- _Challenge_
The data below should be restated word for word, with every picture omitted.

--- BEGIN ---

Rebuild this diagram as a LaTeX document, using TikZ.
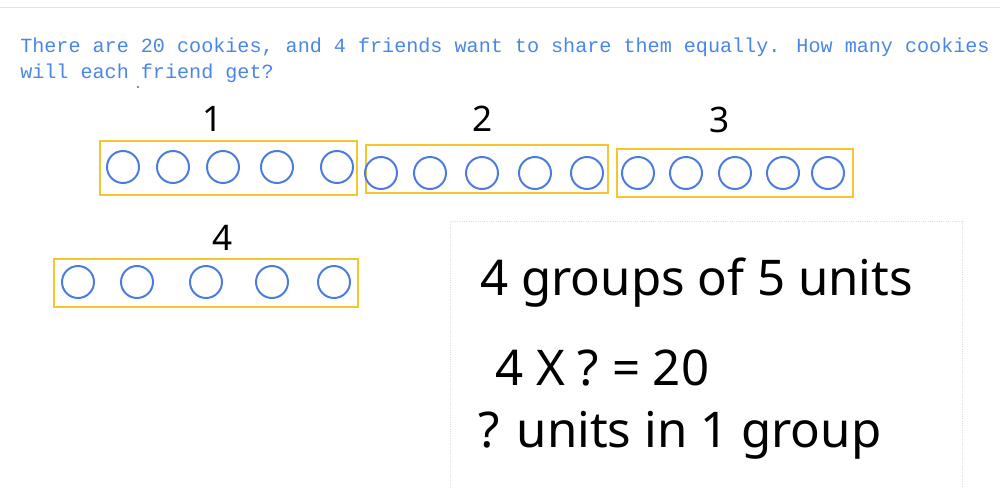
\documentclass[tikz,border=0pt]{standalone}
\usepackage{fontspec}
\usepackage{tikz}
\usetikzlibrary{positioning}
\newfontfamily\qfont{Liberation Mono}
\newfontfamily\handfont{Noto Sans}
\definecolor{QBlue}{HTML}{4A86E8}
\definecolor{CookieBlue}{HTML}{4A7BDF}
\definecolor{GroupGold}{HTML}{F5C72C}
\definecolor{NoteGrey}{HTML}{DCDCDC}
\definecolor{RuleGrey}{HTML}{E4E4E4}
\tikzset{
  cookie/.style={circle, draw=CookieBlue, line width=1.4pt, fill=none,
                 minimum size=8mm, inner sep=0pt},
  grpbox/.style={draw=GroupGold, line width=1.3pt},
  grplabel/.style={font=\handfont\fontsize{25}{25}\selectfont, text=black, inner sep=0pt},
  qtext/.style={font=\qfont\fontsize{14.3}{21}\selectfont, text=QBlue, anchor=base west, inner sep=0pt},
  note/.style={font=\handfont\fontsize{35}{35}\selectfont, text=black, anchor=base west, inner sep=0pt},
}

\begin{document}
\begin{tikzpicture}[x=0.025cm, y=-0.025cm,
  notebox/.style={draw=NoteGrey, line width=0.6pt, densely dotted},
]
\useasboundingbox (0,0) rectangle (1000,488);
\draw[RuleGrey, line width=0.6pt] (0,7) -- (1000,7);
% ---------------------------------------------------------------- question
\node[qtext] (q1) at (20,52) {There are 20 cookies, and 4 friends want to share them equally. How many cookies};
\node[qtext] (q2) at (20,78) {will each friend get?};
\fill[black!60] (138,87) circle (1.2);
% ---------------------------------------------------------------- group 1
\draw[grpbox] (100,141) rectangle (357,195);
\foreach \cx [count=\i] in {123,173,223,277,337} {\node[cookie] (a\i) at (\cx,167) {};}
\node[grplabel] (n1) at (213,119) {1};
% ---------------------------------------------------------------- group 2
\draw[grpbox] (366,145) rectangle (608,193);
\foreach \cx [count=\i] in {381,430,482,535,587} {\node[cookie] (b\i) at (\cx,173) {};}
\node[grplabel] (n2) at (483,119) {2};
% ---------------------------------------------------------------- group 3
\draw[grpbox] (617,149) rectangle (853,197);
\foreach \cx [count=\i] in {638,686,735,783,828} {\node[cookie] (c\i) at (\cx,173) {};}
\node[grplabel] (n3) at (720,120) {3};
% ---------------------------------------------------------------- group 4
\draw[grpbox] (54,259) rectangle (358,307);
\foreach \cx [count=\i] in {78,137,206,272,334} {\node[cookie] (d\i) at (\cx,282) {};}
\node[grplabel] (n4) at (223,238) {4};
% ---------------------------------------------------------------- working
\draw[notebox] (450,488) -- (450,221) -- (962,221) -- (962,488);
\node[note] (w1) at (480,295) {4 groups of 5 units};
\node[note] (w2) at (495,385) {4 X ? = 20};
\node[note] (w3) at (478,447) {? units in 1 group};
\end{tikzpicture}
\end{document}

--- END ---

- _Right answer_
Rebuild this diagram as a LaTeX document, using TikZ.
\documentclass[tikz,border=0pt]{standalone}
\usepackage{fontspec}
\usepackage{tikz}
\usetikzlibrary{positioning}
\newfontfamily\qfont{Liberation Mono}
\newfontfamily\handfont{Noto Sans}
\definecolor{QBlue}{HTML}{4A86E8}
\definecolor{CookieBlue}{HTML}{4A7BDF}
\definecolor{GroupGold}{HTML}{F5C72C}
\definecolor{NoteGrey}{HTML}{DCDCDC}
\definecolor{RuleGrey}{HTML}{E4E4E4}
\tikzset{
  cookie/.style={circle, draw=CookieBlue, line width=1.4pt, fill=none,
                 minimum size=8mm, inner sep=0pt},
  grpbox/.style={draw=GroupGold, line width=1.3pt},
  grplabel/.style={font=\handfont\fontsize{25}{25}\selectfont, text=black, inner sep=0pt},
  qtext/.style={font=\qfont\fontsize{14.3}{21}\selectfont, text=QBlue, anchor=base west, inner sep=0pt},
  note/.style={font=\handfont\fontsize{35}{35}\selectfont, text=black, anchor=base west, inner sep=0pt},
}

\begin{document}
\begin{tikzpicture}[x=0.025cm, y=-0.025cm,
  notebox/.style={draw=NoteGrey, line width=0.6pt, densely dotted},
]
\useasboundingbox (0,0) rectangle (1000,488);
\draw[RuleGrey, line width=0.6pt] (0,7) -- (1000,7);
% ---------------------------------------------------------------- question
\node[qtext] (q1) at (20,52) {There are 20 cookies, and 4 friends want to share them equally. How many cookies};
\node[qtext] (q2) at (20,78) {will each friend get?};
\fill[black!60] (138,87) circle (1.2);
% ---------------------------------------------------------------- group 1
\draw[grpbox] (100,141) rectangle (357,195);
\foreach \cx [count=\i] in {123,173,223,277,337} {\node[cookie] (a\i) at (\cx,167) {};}
\node[grplabel] (n1) at (213,119) {1};
% ---------------------------------------------------------------- group 2
\draw[grpbox] (366,145) rectangle (608,193);
\foreach \cx [count=\i] in {381,430,482,535,587} {\node[cookie] (b\i) at (\cx,173) {};}
\node[grplabel] (n2) at (483,119) {2};
% ---------------------------------------------------------------- group 3
\draw[grpbox] (617,149) rectangle (853,197);
\foreach \cx [count=\i] in {638,686,735,783,828} {\node[cookie] (c\i) at (\cx,173) {};}
\node[grplabel] (n3) at (720,120) {3};
% ---------------------------------------------------------------- group 4
\draw[grpbox] (54,259) rectangle (358,307);
\foreach \cx [count=\i] in {78,137,206,272,334} {\node[cookie] (d\i) at (\cx,282) {};}
\node[grplabel] (n4) at (223,238) {4};
% ---------------------------------------------------------------- working
\draw[notebox] (450,488) -- (450,221) -- (962,221) -- (962,488);
\node[note] (w1) at (480,295) {4 groups of 5 units};
\node[note] (w2) at (495,385) {4 X ? = 20};
\node[note] (w3) at (478,447) {? units in 1 group};
\end{tikzpicture}
\end{document}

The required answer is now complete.